A week before the elections my friend Smoketh and I walked around UP Diliman. I wanted to jog, but of course deep in my heart I probably didn’t, because I “forgot” to bring my running shoes, so we just walked around the oval. Which was just as well, as my Runners’ Knee was starting to act up again. When my left knee started to buckle in 2019 whenever I stepped up the stairs I had an MRI done on it, which confirmed the diagnosis. Which was weird and unintentionally pretentious, as I was nothing more than a casual runner.

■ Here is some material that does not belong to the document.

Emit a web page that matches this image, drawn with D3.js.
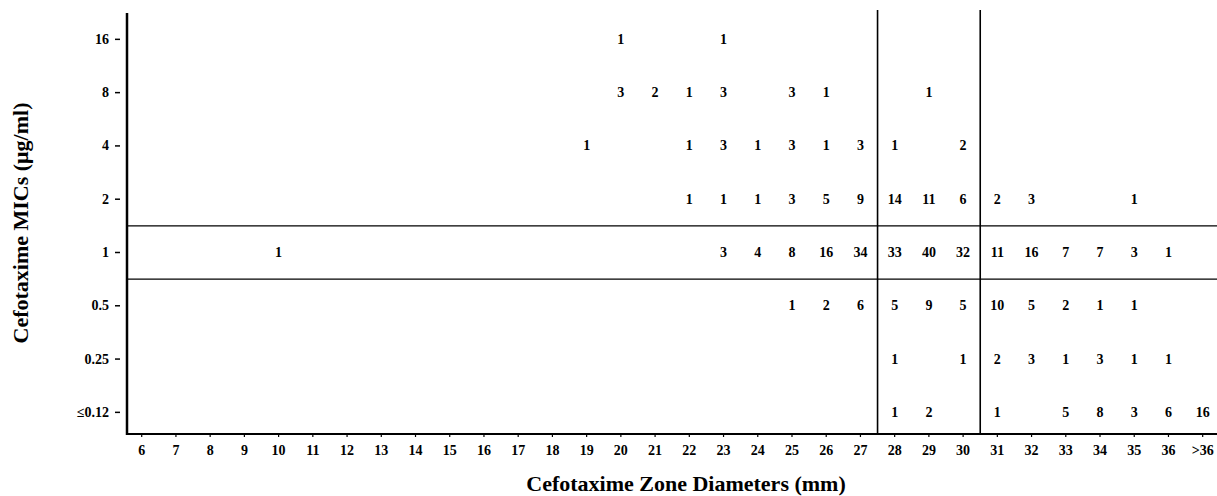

“The next time we come here in the campus, VVM might already be president,” I told Smoketh. “Also, I can’t believe my book will officially be released during the Marcos regime!”
“For whatever consolation it might give you,” Namtab Pots later on told me when I told him the same points, “maybe you will become this generation’s Lualhati Bautista!”

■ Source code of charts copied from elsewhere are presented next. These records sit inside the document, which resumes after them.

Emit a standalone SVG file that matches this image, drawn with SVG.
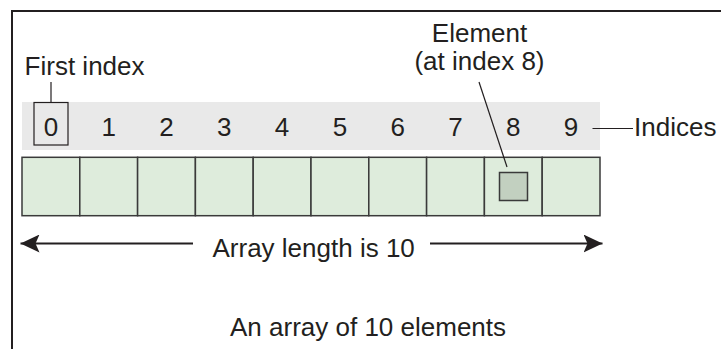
<svg xmlns="http://www.w3.org/2000/svg" width="721" height="349" viewBox="0 0 721 349">
  <style>
    text { font-family: "Liberation Sans", Arial, sans-serif; font-size: 26px; fill: #231f20; }
    .mid { text-anchor: middle; }
    .cell { fill: #deecdc; stroke: #3a3a3a; stroke-width: 1.5; }
    .thin { fill: none; stroke: #231f20; stroke-width: 1.2; }
    .arrow { fill: none; stroke: #231f20; stroke-width: 2; }
  </style>
  <defs>
    <marker id="head" viewBox="0 0 19 18" refX="19" refY="9" markerWidth="19" markerHeight="18" markerUnits="userSpaceOnUse" orient="auto">
      <path d="M0,0 L19,9 L0,18 L4,9 Z" fill="#231f20"/>
    </marker>
  </defs>

  <!-- frame -->
  <path id="frame" d="M12,349 V11 H721" fill="none" stroke="#231f20" stroke-width="2"/>

  <!-- index band -->
  <g id="indices">
    <rect x="22" y="102" width="578" height="48" fill="#e9e9e9"/>
    <text class="mid" x="50.9" y="135.5">0</text>
    <text class="mid" x="108.7" y="135.5">1</text>
    <text class="mid" x="166.5" y="135.5">2</text>
    <text class="mid" x="224.3" y="135.5">3</text>
    <text class="mid" x="282.1" y="135.5">4</text>
    <text class="mid" x="339.9" y="135.5">5</text>
    <text class="mid" x="397.7" y="135.5">6</text>
    <text class="mid" x="455.5" y="135.5">7</text>
    <text class="mid" x="513.3" y="135.5">8</text>
    <text class="mid" x="571.1" y="135.5">9</text>
  </g>

  <!-- array cells -->
  <g id="cells">
    <rect class="cell" x="22" y="157.3" width="57.8" height="58.4"/>
    <rect class="cell" x="79.8" y="157.3" width="57.8" height="58.4"/>
    <rect class="cell" x="137.6" y="157.3" width="57.8" height="58.4"/>
    <rect class="cell" x="195.4" y="157.3" width="57.8" height="58.4"/>
    <rect class="cell" x="253.2" y="157.3" width="57.8" height="58.4"/>
    <rect class="cell" x="311" y="157.3" width="57.8" height="58.4"/>
    <rect class="cell" x="368.8" y="157.3" width="57.8" height="58.4"/>
    <rect class="cell" x="426.6" y="157.3" width="57.8" height="58.4"/>
    <rect class="cell" x="484.4" y="157.3" width="57.8" height="58.4"/>
    <rect class="cell" x="542.2" y="157.3" width="57.8" height="58.4"/>
  </g>

  <!-- element at index 8 -->
  <g id="element">
    <rect x="499.5" y="172.5" width="28" height="28" fill="#c2d0c0" stroke="#3a3a3a" stroke-width="1.5"/>
    <text class="mid" x="479.5" y="42">Element</text>
    <text class="mid" x="479.5" y="69.5">(at index 8)</text>
  </g>

  <!-- first index label -->
  <g id="first-index">
    <rect class="thin" x="34" y="102.5" width="34" height="42.5"/>
    <text x="24.6" y="74.5">First index</text>
  </g>

  <g id="indices-label">
    <text x="634" y="135.5">Indices</text>
  </g>

  <g id="length-label">
    <text x="212.5" y="256.5">Array length is 10</text>
  </g>

  <g id="caption">
    <text x="230" y="336">An array of 10 elements</text>
  </g>

  <!-- connectors -->
  <g id="connectors">
    <line class="thin" x1="51" y1="82" x2="51" y2="102.5"/>
    <line class="thin" x1="479" y1="82" x2="507" y2="167"/>
    <line class="thin" x1="592.5" y1="128.5" x2="633" y2="128.5"/>
    <path class="arrow" d="M193,243.5 H20.5" marker-end="url(#head)"/>
    <path class="arrow" d="M430,243.5 H602.5" marker-end="url(#head)"/>
  </g>
</svg>
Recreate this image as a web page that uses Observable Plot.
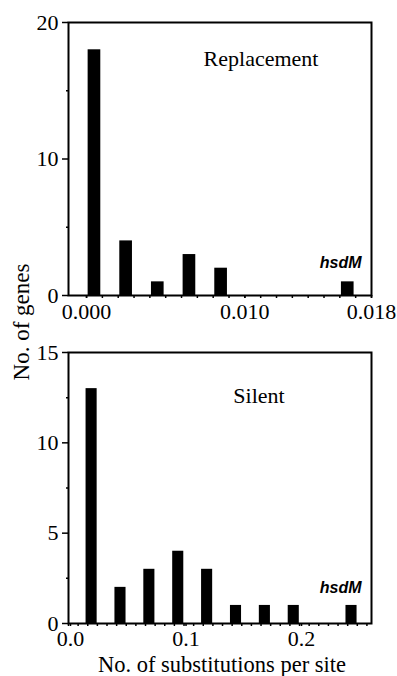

A few days ago the publisher had sent me samples of possible book covers. It has a cute rubber ducky on the cover, and we were discussing whether we wanted it to be the standard yellow duck, or a black one.
“Maybe the black one emanates bad vibes,” Smoketh said. “It actually looks like the raven in Edgar Allan Poe’s The Raven.”
“You might be accused of supporting blackface with the black duck,” Namtab Pots said, preemptively taking the potential woke point-of-view.
“He is so cute but why is he wearing a wide-brimmed hat?” Asked LinDLR. “Is he enjoying his last few days in the beach?”
“Can the duck wear a pink bowtie?” I asked the publisher. “Or, or, or, a flower like Jasmine Trias!” Except, we realized, that the duck has no ears. Needless to say, this book is the most un-Lualhati Bautista book of all.
Time to re-read Dekada ’70, Bata Bata, and Gapo.